C'est en cela aussi d'ailleurs que "Loft Story" est un piège, comme l'a remarqué D. Schneidermann dans l'émission "Arrêt sur images" sur la Cinquième ce dimanche 13 mai. La meilleure illustration en fut d'ailleurs fournie par Alain Rémond qui validait l'illusion procurée par le dispositif de l'émission, en ne cessant de s'appuyer sur ce qui avait été enregistré d'une confidence d'une des candidates qui voulait partir, pour l'opposer à la version officielle de M6.

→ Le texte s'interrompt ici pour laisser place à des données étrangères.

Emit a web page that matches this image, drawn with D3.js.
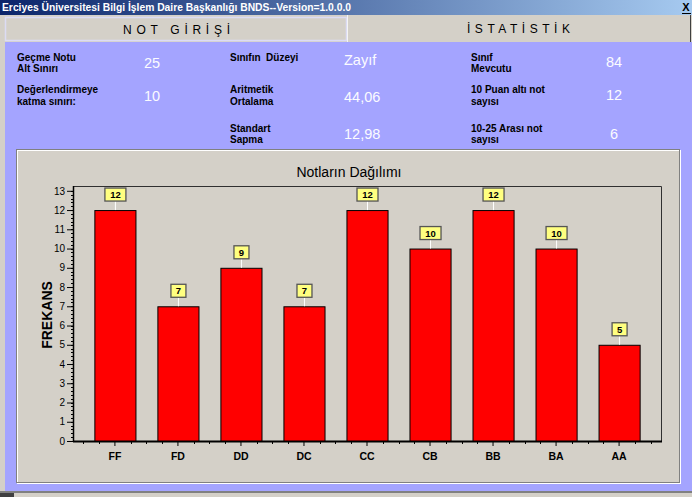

Mais le panoptisme a une autre conséquence, beaucoup moins illusoire cette fois, et véritablement perverse, qui est, au fond, celle de l'intériorisation de la surveillance de chacun des lofteurs par eux-mêmes, et la nécéssité aussi de punir, plus institutionnellement fournie celle là, par le confessionnal cette fois où sont "nominés" ceux qui vont être banni de la lumière médiatique du Loft. Ils deviennent ainsi les agents de leur propre asservissement et de ceux réputés être leur amis.
Il est quand même difficile de ne pas voir dans cette parabole, la morale actuelle de l'actuel système économique capitaliste/libéral et le fait que même les valeurs ont un prix, ainsi que l'indignation hypocrite et circonstancielle d'un Patrick Le Lay dans une tribune du journal "Le Monde". Même les valeurs "éthiques & morales" ont une bourse et des cotations. Aujourd'hui c'est l'indignation qui a la côte.
Décidément, l'horreur est humaine et persévérer est diabolique.